“Nap in a hammock, pick some fruit/We’re halfway through the year.” That line comes just before the chorus in Cara Louise’s recent song, “Easy As That,” and it’s hard not to be won over by such simple, sun-dappled imagery. I’ve never found a hammock that wasn’t too taut or too saggy, but I admire them in theory – and who doesn’t love fresh fruit on a summer’s day? But it’s that last line, “we’re halfway through the year,” that sticks out in my mind. Sometimes it’s best to put your head down and get through every day without thinking about the passage of time, but it’s easy to get caught up. It was January not too long ago, and now it’s June; but soon enough it’ll be January again, and it will hardly feel like the juice the fresh fruit left on your lips had time to dry.
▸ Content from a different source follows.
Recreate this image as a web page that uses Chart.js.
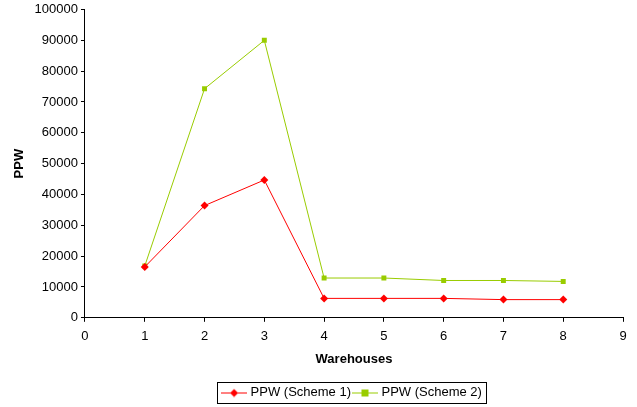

Sure enough, at the end of the second verse, she invites us to “light a fire – the year’s come and gone.”

“Another day closer/another year beneath our belt,” Cara Louise sings in the chorus, with a voice as high and clear as Judy Collins’. The passage of time remains on her mind, and it’s clear that she’s thinking about what it means. “I don’t know if there’s a heaven/but I know what’s good from bad/and what’s right from wrong.” She finished with “It’s always been so simple/as easy as that.” “Easy As That” is a warm, peaceful song, but those lines feel a bit pointed – not aggressive or nasty, just assertive. It turns out there’s a reason for that.

Cara Louise has mentioned that this song sprung from religious and ethical differences with her parents. It’s a song about looking at things like morality and death from an agnostic point of view, one that doesn’t necessarily reject religion but doesn’t rely on it either. It’s a song about not knowing what happens when you die, and not knowing how to reconcile that with the people who raised you being absolutely, ironclad sure of it. But it’s also about knowing that life is too short to worry about these things, or let them get in the way of the people you love: you know right from wrong, and that’s what counts more than anything.